Amen. Hey, you had us on: “This exhibit has been founded…” For we grew up with the “Sunday funnies” and the comics in our lives; a key source of entertainment in a pre-video-game age. And so we were familiar with many of the comics or their illustrators that were presented in this exhibit, including the likes of Dick Tracy (Chester Gould), Popeye (E.C. Segar), Peanuts (Charles Schulz), Terry and the Pirates and Steve Canyon (Milton Caniff), Gasoline Alley (Frank King) and Mad Magazine (Jack Kurtzman).

And then there were those we had never heard including one in particular that caught our eye and captured our imagination: Winsor McCay (1867-1934).

He is acknowledged to be the first master of both the comic strip and the animated cartoon. His masterpiece was a comic strip that was first published in the New York Herald in 1905 entitled Little Nemo in Slumberland.

The man was so far ahead of his time he might have been a product of the 60’s what with his surrealistic approach and use of a sort of “op art”, his refusal to “stay within the lines” and a style that suggests the use of hallucinogens while at the drawing board.
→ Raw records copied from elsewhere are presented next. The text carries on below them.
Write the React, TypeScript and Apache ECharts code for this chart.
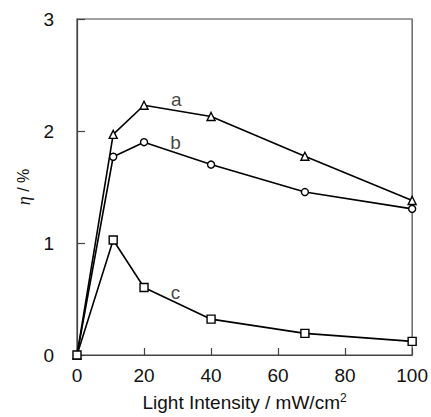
import React, { useEffect, useRef } from "react";
import * as echarts from "echarts";

const xValues = [0, 10.8, 20, 40, 68, 100];
const seriesA = [0, 1.97, 2.23, 2.13, 1.775, 1.38];
const seriesB = [0, 1.77, 1.9, 1.7, 1.455, 1.305];
const seriesC = [0, 1.027, 0.603, 0.32, 0.193, 0.122];
const seriesNames = ["a", "b", "c"];
const labelPositions: [number, number][] = [
  [29.6, 2.28],
  [29.4, 1.9],
  [29.4, 0.56],
];
const xTicks = [0, 20, 40, 60, 80, 100];
const yTicks = [0, 1, 2, 3];

const FONT = "'Liberation Sans', Arial, Helvetica, sans-serif";

export default function App() {
  const ref = useRef<HTMLDivElement>(null);
  useEffect(() => {
    if (!ref.current) return;
    const chart = echarts.init(ref.current, undefined, { renderer: "svg" });
    const mk = (vals: number[], symbol: string, size: number, name: string) => ({
      type: "line",
      name,
      data: xValues.map((x, i) => [x, vals[i]]),
      symbol,
      symbolSize: size,
      showAllSymbol: true,
      lineStyle: { color: "#000", width: 1.6 },
      itemStyle: { color: "#fff", borderColor: "#000", borderWidth: 1.4 },
      z: 3,
    });
    chart.setOption({
      animation: false,
      backgroundColor: "#fff",
      textStyle: { fontFamily: FONT },
      grid: {
        left: 77,
        right: 17,
        top: 19,
        bottom: 61,
        show: true,
        borderColor: "#444",
        borderWidth: 1.2,
        backgroundColor: "transparent",
      },
      xAxis: {
        type: "value",
        min: xTicks[0],
        max: xTicks[xTicks.length - 1],
        interval: 20,
        name: "{a|Light Intensity / mW/cm}{s|2}",
        nameLocation: "middle",
        nameGap: 37,
        nameTextStyle: {
          rich: {
            a: { fontSize: 19, color: "#111", fontFamily: FONT },
            s: { fontSize: 12, color: "#111", fontFamily: FONT, verticalAlign: "top", padding: [0, 0, 9, 0] },
          },
        },
        axisLine: { show: true, lineStyle: { color: "#444", width: 1.2 } },
        axisTick: { show: true, inside: true, length: 7, lineStyle: { color: "#444", width: 1.2 } },
        axisLabel: { fontSize: 19, color: "#111", margin: 11, fontFamily: FONT },
        splitLine: { show: false },
      },
      yAxis: {
        type: "value",
        min: yTicks[0],
        max: yTicks[yTicks.length - 1],
        interval: 1,
        name: "{i|η} / %",
        nameLocation: "middle",
        nameGap: 44,
        nameRotate: 90,
        nameTextStyle: {
          fontSize: 16,
          color: "#111",
          fontFamily: FONT,
          rich: {
            i: { fontSize: 18, fontStyle: "italic", fontFamily: "'Liberation Serif', 'DejaVu Serif', serif", color: "#111" },
          },
        },
        axisLine: { show: true, lineStyle: { color: "#444", width: 1.2 } },
        axisTick: { show: true, inside: true, length: 8, lineStyle: { color: "#444", width: 1.2 } },
        axisLabel: { fontSize: 19, color: "#111", margin: 23, fontFamily: FONT },
        splitLine: { show: false },
      },
      series: [
        mk(seriesA, "triangle", 8, "a"),
        mk(seriesB, "circle", 7, "b"),
        mk(seriesC, "rect", 8, "c"),
        {
          type: "scatter",
          data: labelPositions.map((p, i) => ({ value: p, name: seriesNames[i] })),
          symbolSize: 1,
          itemStyle: { color: "transparent" },
          label: {
            show: true,
            position: "inside",
            formatter: (p: any) => p.name,
            fontSize: 19,
            color: "#111",
            fontFamily: FONT,
          },
          silent: true,
          z: 4,
        },
      ],
    });
    return () => chart.dispose();
  }, []);
  return <div ref={ref} style={{ width: 431, height: 417, position: "absolute", left: 0, top: 0 }} />;
}
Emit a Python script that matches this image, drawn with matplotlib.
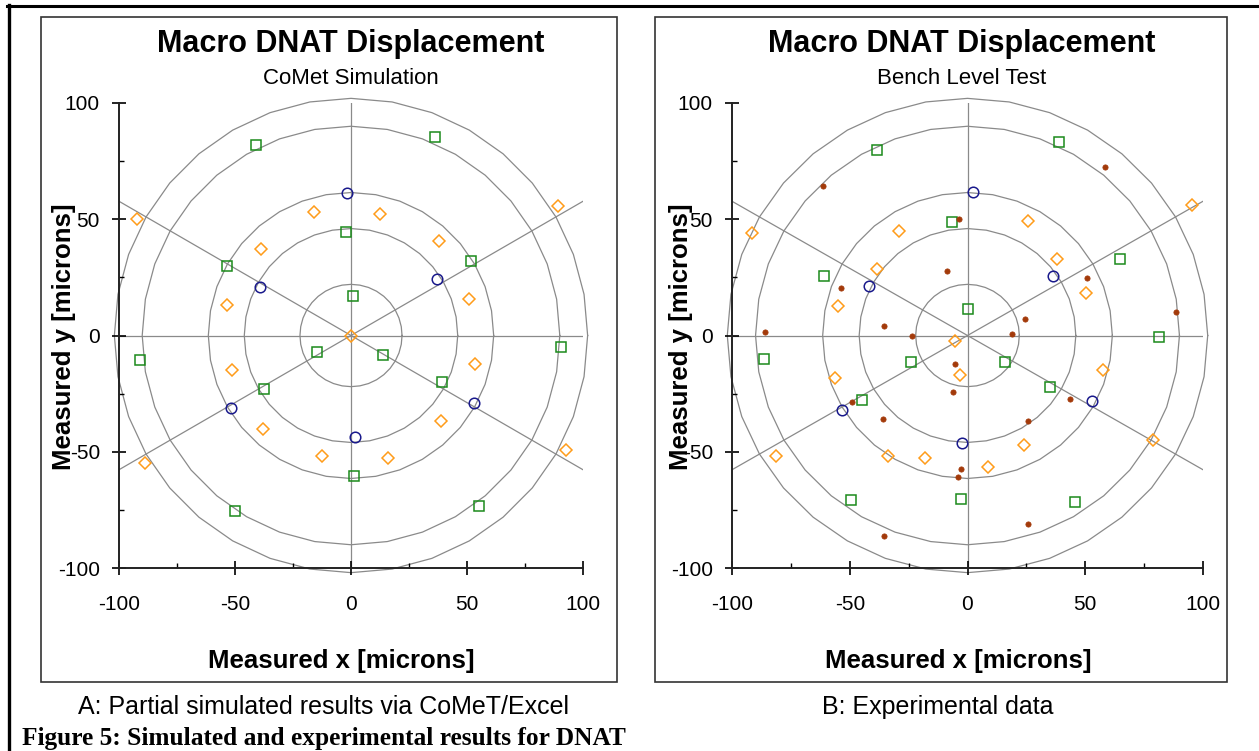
import numpy as np
import matplotlib
matplotlib.use("Agg")
import matplotlib.pyplot as plt
from matplotlib.lines import Line2D
from matplotlib.patches import Rectangle
from matplotlib.ticker import MultipleLocator

plt.rcParams['font.family'] = ['Liberation Sans', 'DejaVu Sans']
plt.rcParams['axes.unicode_minus'] = False

W, H = 1259, 751

# polar reference grid
ring_radii = [22, 46, 61.5, 90, 102]
spoke_angles = [90, 0, 30, -30]

# A: CoMet simulation
sim_sq_x = [-40.8, 36.0, -2.0, 0.7, -53.4, 51.6, -90.9, -14.5, 13.6, 90.4, -37.3, 39.1, 1.4, -50.0, 55.1]
sim_sq_y = [81.8, 85.2, 44.6, 16.9, 29.7, 32.2, -10.6, -7.3, -8.2, -5.0, -23.2, -20.0, -60.4, -75.5, -73.4]
sim_di_x = [-92.3, 89.1, -15.8, 12.6, -38.6, 38.0, -53.5, 50.9, 0.0, -51.2, 53.6, -37.9, 38.9, -89.0, 92.5, -12.5, 16.0]
sim_di_y = [50.2, 55.8, 53.2, 52.4, 37.2, 40.6, 13.0, 15.6, 0.0, -14.8, -12.3, -40.1, -36.6, -54.9, -49.2, -51.8, -52.5]
sim_ci_x = [-1.6, -39.1, 37.2, -51.8, 53.2, 1.7]
sim_ci_y = [61.4, 21.0, 24.2, -31.2, -28.9, -43.8]

# B: bench level test
exp_sq_x = [-38.3, 38.7, -6.7, -60.8, 64.6, 0.4, 81.5, -86.6, -23.8, 15.8, 35.1, -44.8, -49.5, -2.8, 45.5]
exp_sq_y = [79.9, 83.4, 48.9, 25.5, 33.1, 11.6, -0.8, -10.0, -11.3, -11.3, -22.3, -27.6, -70.9, -70.5, -71.6]
exp_di_x = [-91.5, 95.2, -28.9, 25.6, -38.5, 37.9, -55.0, 50.2, -5.4, -3.1, -56.3, 57.6, -81.2, -33.9, -18.2, 8.9, 24.2, 78.9]
exp_di_y = [44.1, 56.3, 44.8, 49.4, 28.4, 32.7, 12.6, 18.2, -2.3, -17.2, -18.2, -14.9, -51.7, -51.7, -52.9, -56.6, -47.0, -45.0]
exp_ci_x = [2.3, -42.0, 36.4, -53.5, 52.7, -2.4]
exp_ci_y = [61.8, 21.5, 25.6, -32.1, -28.2, -46.3]
exp_dot_x = [-61.5, 58.3, -3.7, -8.9, -53.6, 50.8, 88.7, 24.3, -85.8, -35.3, -23.5, 19.1,
             -5.5, -6.2, -49.1, 43.7, -35.8, 25.9, -2.8, -4.1, 25.5, -35.3]
exp_dot_y = [64.3, 72.3, 50.3, 27.8, 20.6, 24.8, 10.0, 7.0, 1.3, 4.3, 0.0, 0.5,
             -12.3, -24.5, -28.5, -27.4, -36.0, -36.7, -57.6, -60.9, -80.9, -86.4]

ticks = [-100, -50, 0, 50, 100]

GREEN = '#1b8a1b'
ORANGE = '#ff9c1a'
NAVY = '#1a1a8c'
BROWN = '#a33a0a'
GRID = '#8a8a8a'


def fx(px):
    return px / W


def fy(py):
    return 1 - py / H


def draw_grid(ax):
    th = np.deg2rad(np.arange(0, 361, 10))
    for r in ring_radii:
        ax.plot(r * np.cos(th), r * np.sin(th), color=GRID, lw=0.9, zorder=1, clip_on=False)
    for a in spoke_angles:
        if a == 90:
            ax.plot([0, 0], [-100, 100], color=GRID, lw=0.9, zorder=1)
        else:
            t = np.tan(np.deg2rad(a))
            ax.plot([-100, 100], [-100 * t, 100 * t], color=GRID, lw=0.9, zorder=1)


def style_axes(ax):
    ax.set_xlim(-100, 100)
    ax.set_ylim(-100, 100)
    for s in ['top', 'right']:
        ax.spines[s].set_visible(False)
    for s in ['left', 'bottom']:
        ax.spines[s].set_linewidth(1.4)
        ax.spines[s].set_color('#222222')
    ax.set_xticks(ticks)
    ax.set_yticks(ticks)
    ax.xaxis.set_minor_locator(MultipleLocator(25))
    ax.yaxis.set_minor_locator(MultipleLocator(25))
    ax.tick_params(which='major', direction='inout', length=9.5, width=1.2, labelsize=15)
    ax.tick_params(which='minor', direction='in', length=3.8, width=1.0)
    ax.tick_params(axis='y', which='major', pad=9)
    ax.tick_params(axis='x', which='major', pad=15)
    ax.patch.set_alpha(0)


def markers(ax, sq, di, ci, dots=None):
    ax.plot(sq[0], sq[1], ls='none', marker='s', ms=7.2, mfc='none', mec=GREEN, mew=1.1, zorder=3, clip_on=False)
    ax.plot(di[0], di[1], ls='none', marker='D', ms=6.6, mfc='none', mec=ORANGE, mew=1.1, zorder=3, clip_on=False)
    ax.plot(ci[0], ci[1], ls='none', marker='o', ms=7.6, mfc='none', mec=NAVY, mew=1.1, zorder=3, clip_on=False)
    if dots is not None:
        ax.plot(dots[0], dots[1], ls='none', marker='o', ms=3.8, mfc=BROWN, mec=BROWN, mew=0.5, zorder=4)


fig = plt.figure(figsize=(W / 100, H / 100), dpi=100)

# outer page border (top and left only)
fig.add_artist(Line2D([fx(7), 1.0], [fy(6), fy(6)], color='black', lw=2.2))
fig.add_artist(Line2D([fx(8.5), fx(8.5)], [fy(5), 0.0], color='black', lw=2.4))

# panel frames
for x0, x1 in [(41, 617), (655, 1227)]:
    fig.add_artist(Rectangle((fx(x0), fy(682)), fx(x1) - fx(x0), fy(17) - fy(682),
                             fill=False, ec='#333333', lw=1.2))

panels = [
    dict(ax_px=(119, 583), center=351, sub='CoMet Simulation', ylab_x=64, xlab_x=341,
         sq=(sim_sq_x, sim_sq_y), di=(sim_di_x, sim_di_y), ci=(sim_ci_x, sim_ci_y), dots=None),
    dict(ax_px=(732, 1203), center=962, sub='Bench Level Test', ylab_x=681, xlab_x=958,
         sq=(exp_sq_x, exp_sq_y), di=(exp_di_x, exp_di_y), ci=(exp_ci_x, exp_ci_y),
         dots=(exp_dot_x, exp_dot_y)),
]

for p in panels:
    x0, x1 = p['ax_px']
    ax = fig.add_axes([fx(x0), fy(568), fx(x1) - fx(x0), fy(103) - fy(568)])
    style_axes(ax)
    draw_grid(ax)
    markers(ax, p['sq'], p['di'], p['ci'], p['dots'])
    fig.text(fx(p['center']), fy(44), 'Macro DNAT Displacement', ha='center', va='center',
             fontsize=22, fontweight='bold')
    fig.text(fx(p['center']), fy(78), p['sub'], ha='center', va='center', fontsize=16)
    fig.text(fx(p['ylab_x']), fy(337), 'Measured y [microns]', ha='center', va='center',
             rotation=90, fontsize=18.5, fontweight='bold')
    fig.text(fx(p['xlab_x']), fy(661), 'Measured x [microns]', ha='center', va='center',
             fontsize=18.5, fontweight='bold')

fig.text(fx(324), fy(707), 'A: Partial simulated results via CoMeT/Excel', ha='center', va='center',
         fontsize=18)
fig.text(fx(938), fy(707), 'B: Experimental data', ha='center', va='center', fontsize=18)
fig.text(fx(22), fy(738), 'Figure 5: Simulated and experimental results for DNAT', ha='left',
         va='center', fontsize=18.3, fontweight='bold', family=['Liberation Serif', 'DejaVu Serif'])

fig.savefig('out.png', dpi=100)
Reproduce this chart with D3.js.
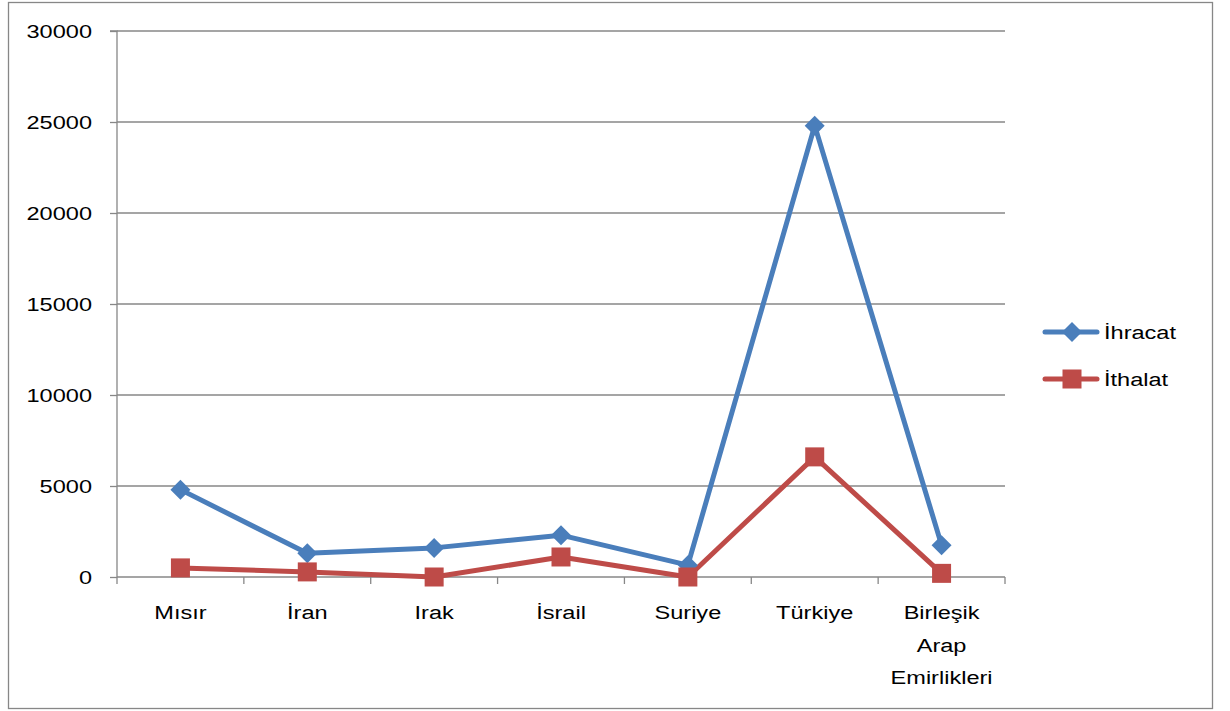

The imagery of many of his strips is at once filled with lovely childhood evocations and yet a sense of the dark, the grotesque, the foreboding.

The premise was always about a young boy, Nemo, who upon falling asleep, would drift off into a bizarrely graphic and distorted dream, from which he would awaken in the final panel. The reprint below from 1905, will provide some sense of the strip, though the captions here are not readable.


And now Winsor McCay is in the process of being rediscovered big time. A giant book retailing for $150 was published in 2005 with a second printing due in March of this year.

        Winsor McCay’s masterpiece, Little Nemo in Slumberland, as it has never been reproduced before. A magnificent limited first edition hardbound volume with Nemo's best from 1905-1910, FULL original newspaper size. An essential piece of American cultural history. 16x21 inches, 120 pages.

We invariably can’t help but wonder whenever looking back at a piece of pop culture that was so ubiquitous in its time, what will happen to the “big hits” of our time. Will South Park, for example, be rediscovered and be the subject of a museum retrospective 100 years from now?